15 giugno 2008

Perché ci vuole orecchio

A un certo punto arrivò. non so da dove. Era verde e aveva una custodia di finta pelle che ne lasciava fuori un pezzo, con l'occhio per regolare le frequenze. Era una radiolina di non so che marca, bene inestimabile e prezioso, magico oggetto che rimbalzava la radiocronaca del secondo tempo delle partite e ci potevi camminare come se fossi grande, tenendola attaccata all'orecchio. Avevamo una radio elettrica, a casa, che era bianca, tutta abbombata, con le frequenze dipinte in oro. I nomi di tutte quelle località esotiche. Mio padre chino sulla schedina con l'orecchio proteso verso quella radio è un'immagine nitidissima ancora oggi. L'altra radio era più moderna, e anche molto meno bella. Aveva una custodia di finto cuoio tutta grattata e mia madre la ascoltava sempre. Mi ricordo la domenica mattina col Gran Varietà dove c'era Walter Chiari, la Corrida di Corrado, Non so che con Delia Scala, e Hit Parade con i Beatles, Gilbert O'Sullivan, Angie degli Stones, Mind Games di John Lennon, Hurricane di Bob Dylan che già facevo le medie. L'orecchio era teso a cogliere il corpo del suono che era esile e sfuggiva, ma portava cose di inestimabile valore. Erano scoperte, erano segni che scandivano la giornata. Mia nonna ascoltava un programma di musica popolare che andava la sera, saranno state le sei, le sette, non so.
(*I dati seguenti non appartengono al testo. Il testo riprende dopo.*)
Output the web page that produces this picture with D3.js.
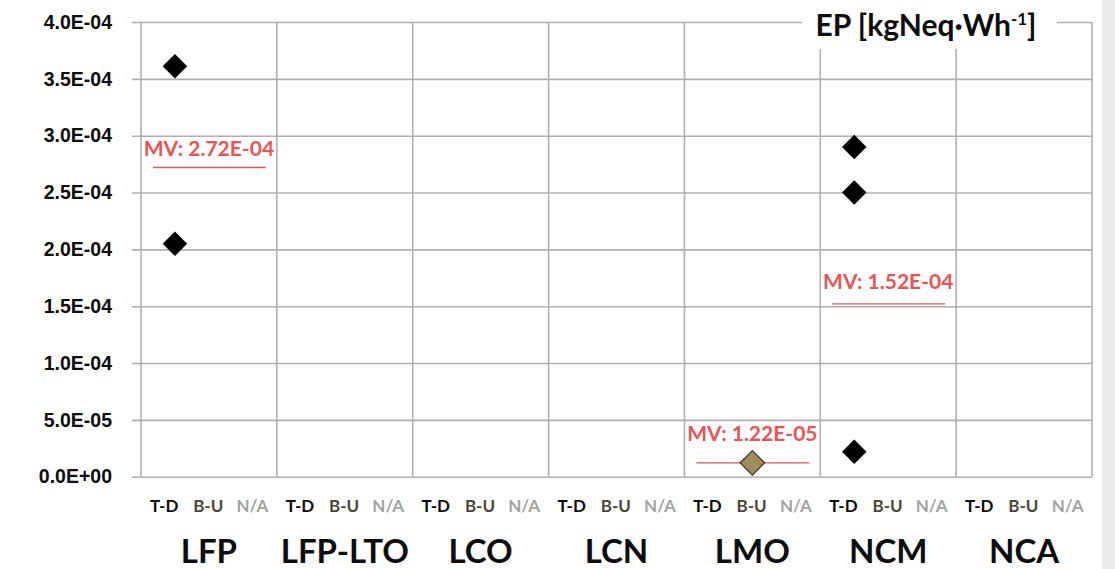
<!DOCTYPE html>
<html>
<head>
<meta charset="utf-8">
<script src="https://cdn.jsdelivr.net/npm/d3@7"></script>
<style>
  body { margin: 0; background: #fff; }
  svg { display: block; font-family: Lato, "Open Sans", sans-serif; }
</style>
</head>
<body>
<div class="chart"></div>
<script>
// categories and sub-groups
const categories = ["LFP", "LFP-LTO", "LCO", "LCN", "LMO", "NCM", "NCA"];
const methods = ["T-D", "B-U", "N/A"];

// y axis ticks
const yTicks = [0, 5e-5, 1e-4, 1.5e-4, 2e-4, 2.5e-4, 3e-4, 3.5e-4, 4e-4];
const yTickLabels = ["0.0E+00", "5.0E-05", "1.0E-04", "1.5E-04", "2.0E-04", "2.5E-04", "3.0E-04", "3.5E-04", "4.0E-04"];

// individual results
const pointCategories = ["LFP", "LFP", "NCM", "NCM", "NCM", "LMO"];
const pointMethods = ["T-D", "T-D", "T-D", "T-D", "T-D", "B-U"];
const pointValues = [3.61e-4, 2.05e-4, 2.90e-4, 2.50e-4, 2.2e-5, 1.22e-5];

// mean values
const mvCategories = ["LFP", "NCM", "LMO"];
const mvValues = [2.72e-4, 1.52e-4, 1.22e-5];
const mvLabels = ["MV: 2.72E-04", "MV: 1.52E-04", "MV: 1.22E-05"];

const title = "EP [kgNeq·Wh";

const width = 1115, height = 569;
const plot = { left: 141, right: 1092, top: 22, bottom: 476.7 };
const gridColor = "#b0b0b0";
const mvColor = "#ec5252";
const methodColors = { "T-D": "#0d0d0d", "B-U": "#4a4738", "N/A": "#a3a3a3" };
const mvGap = { LFP: 12, NCM: 15, LMO: 22 };

const svg = d3.select(".chart").append("svg")
    .attr("width", width)
    .attr("height", height);

// grey strip on the right edge
svg.append("rect")
    .attr("x", 1102).attr("y", 0)
    .attr("width", width - 1102).attr("height", height)
    .attr("fill", "#ebebe9");

const x = d3.scaleBand().domain(categories).range([plot.left, plot.right]);
const y = d3.scaleLinear().domain([0, 4e-4]).range([plot.bottom, plot.top]);
const sub = d3.scalePoint().domain(methods).range([0, x.bandwidth()]).padding(1);
const subLabel = d3.scalePoint().domain(methods)
    .range([0.17 * x.bandwidth(), 0.82 * x.bandwidth()]);

// horizontal grid + y axis labels
const yAxis = d3.axisLeft(y)
    .tickValues(yTicks)
    .tickFormat((d, i) => yTickLabels[i])
    .tickSize(-(plot.right - plot.left + 9));

const gy = svg.append("g")
    .attr("transform", "translate(" + (plot.left - 9) + ",0)")
    .call(yAxis);
gy.select(".domain").remove();
gy.selectAll(".tick line")
    .attr("stroke", gridColor)
    .attr("stroke-width", 1.6);
gy.selectAll(".tick text")
    .attr("font-size", 19.5)
    .attr("font-weight", "bold")
    .attr("fill", "#0d0d0d")
    .attr("x", -20);

// vertical separators
const bounds = categories.map(c => x(c)).concat([plot.right]);
svg.append("g").selectAll("line")
    .data(bounds)
    .enter()
    .append("line")
    .attr("x1", d => d).attr("x2", d => d)
    .attr("y1", plot.top).attr("y2", plot.bottom)
    .attr("stroke", gridColor)
    .attr("stroke-width", 1.6);

// title box
svg.append("rect")
    .attr("x", 802).attr("y", 0)
    .attr("width", 255).attr("height", 49)
    .attr("fill", "#fff");

const t = svg.append("text")
    .attr("x", 926).attr("y", 36)
    .attr("text-anchor", "middle")
    .attr("font-size", 30)
    .attr("font-weight", "bold")
    .attr("fill", "#0d0d0d");
t.append("tspan").text(title);
t.append("tspan").attr("font-size", 17).attr("dy", -11).text("-1");
t.append("tspan").attr("dy", 11).text("]");

// mean value lines
mvCategories.forEach((c, i) => {
    const yy = y(mvValues[i]);
    svg.append("line")
        .attr("x1", x(c) + 12).attr("x2", x(c) + x.bandwidth() - 11)
        .attr("y1", yy).attr("y2", yy)
        .attr("stroke", mvColor)
        .attr("stroke-width", 1.4);
    svg.append("text")
        .attr("x", x(c) + x.bandwidth() / 2)
        .attr("y", yy - mvGap[c])
        .attr("text-anchor", "middle")
        .attr("font-size", 21)
        .attr("font-weight", "bold")
        .attr("fill", mvColor)
        .text(mvLabels[i]);
});

// diamonds
const diamond = d3.symbol().type(d3.symbolSquare).size(300);
svg.append("g").selectAll("path")
    .data(pointValues)
    .enter()
    .append("path")
    .attr("d", diamond)
    .attr("transform", (d, i) => "translate(" + (x(pointCategories[i]) + sub(pointMethods[i])) + "," + y(d) + ") rotate(45)")
    .attr("fill", (d, i) => pointMethods[i] === "B-U" ? "#a08c5a" : "#000")
    .attr("stroke", (d, i) => pointMethods[i] === "B-U" ? "#3b3b33" : "#000")
    .attr("stroke-width", (d, i) => pointMethods[i] === "B-U" ? 1.3 : 0);

// method labels
categories.forEach(c => {
    svg.append("g").selectAll("text")
        .data(methods)
        .enter()
        .append("text")
        .attr("x", m => x(c) + subLabel(m))
        .attr("y", 512)
        .attr("text-anchor", "middle")
        .attr("font-size", 17)
        .attr("font-weight", "bold")
        .attr("fill", m => methodColors[m])
        .text(m => m);
});

// category labels
svg.append("g").selectAll("text")
    .data(categories)
    .enter()
    .append("text")
    .attr("x", c => x(c) + x.bandwidth() / 2)
    .attr("y", 563)
    .attr("text-anchor", "middle")
    .attr("font-size", 33)
    .attr("font-weight", "bold")
    .attr("fill", "#0d0d0d")
    .text(c => c);
</script>
</body>
</html>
C'erano tutte queste canzoni, la Calabrisella, lu Cardillo. Me le ricordo ancora, come fosse ieri. Ho iniziato lì, forse, ad avere la mania per le cose che si dicono e si cantano in tutti i posti, quelle del posto, intendo, che mi sembrano sempre straordinariamente belle. Mi accorgo che a scriverne si aprono strade a non finire, e così era anche allora. Partivano tutte dall'orecchio e si liberavano, sfavillando, in tutte le direzioni. Benedetta quella radiolina.